2. 6098 sayılı Türk Borçlar Kanunu'nun 49, 50 ve 58 inci maddeleri.
3. Değerlendirme
1. Bölge adliye mahkemelerinin nihai kararlarının bozulması 6100 sayılı Kanun'un 371 inci maddesinde yer alan sebeplerden birinin varlığı hâlinde mümkündür.

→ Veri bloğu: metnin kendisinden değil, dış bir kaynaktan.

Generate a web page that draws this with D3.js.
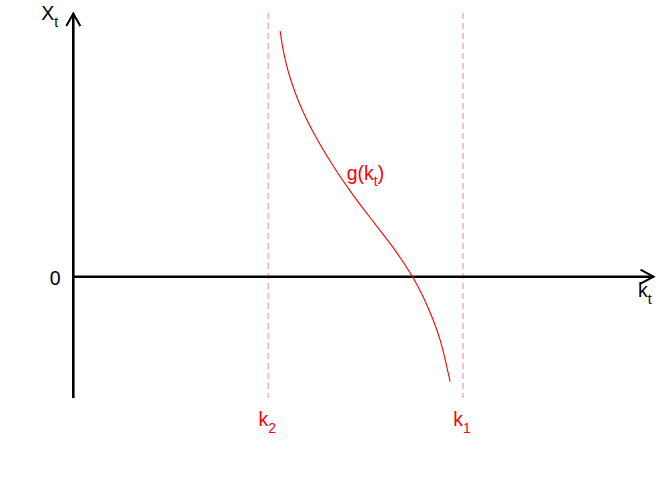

2. Temyizen incelenen karar, tarafların karşılıklı iddia ve savunmalarına, dayandıkları belgelere, uyuşmazlığa uygulanması gereken hukuk kuralları ile hukuki ilişkinin nitelendirilmesine, dava şartlarına, yargılama ve ispat kuralları ile kararda belirtilen gerekçelere göre usul ve kanuna uygun olup davacı tarafça temyiz dilekçesinde ileri sürülen nedenler kararın bozulmasını gerektirecek nitelikte görülmemiştir.
VI. KARAR
Açıklanan sebeple;
Temyiz olunan Bölge Adliye Mahkemesi kararının 6100 sayılı Kanun'un 370 inci maddesinin birinci fıkrası uyarınca ONANMASINA,
Dosyanın İlk Derece Mahkemesine, kararın bir örneğinin Bölge Adliye Mahkemesine gönderilmesine,
30.04.2024 tarihinde oy birliğiyle karar verildi.